Spring cleaning doesn’t have to happen in one day or a weekend. Plan ahead. Take 20 minutes at a time. Tackle the fridge, tossing expired sauces and that leftover stew the kids didn’t like. Next, hit up the pantry and do the same. Then move to the laundry room — a few minutes organizing and matching up those lonely socks can make a big difference. Little spurts through the day over the course of a week or two will result in a lot accomplished. Encourage your kids and spouse to do the same with their areas.

This really is one of my favorite times. I go through the toys and eliminate anything they haven’t touched in a while. If a stuffed animal was made by their great-grandmother, I put it in their memory box, but otherwise, off it goes. Books are gone through and the unread or outgrown ones go to a local Little Free Library.

Clothes are harder. I have three boys, so I end up hanging onto them for the next boy. I have boxes of size 7 clothes my 10-year-old has outgrown but are still too big for my 5-year-old. I do try, however, to toss anything that’s ragged or really stained. But for my daughter, anything she hasn’t worn or has outgrown goes into a large box and is handed down to my best friend who has three girls.

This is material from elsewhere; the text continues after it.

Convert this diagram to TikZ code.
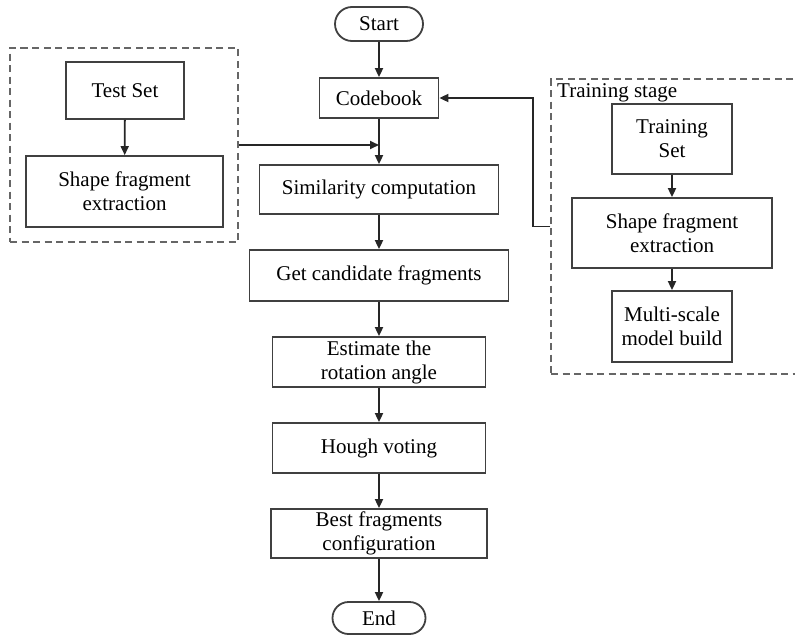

For myself and my husband, I try to clean out our closets, too. I put our clothes on hangers and hang them backwards to start. Once something is worn, I change the hanger around. After several months, I look and see what still has a backwards hanger — those are the pieces we never wear, and they go in the donate pile.

Whatever your spring cleaning looks like, don’t be afraid to purge! It’s not just cleansing for your house, but for your soul as well!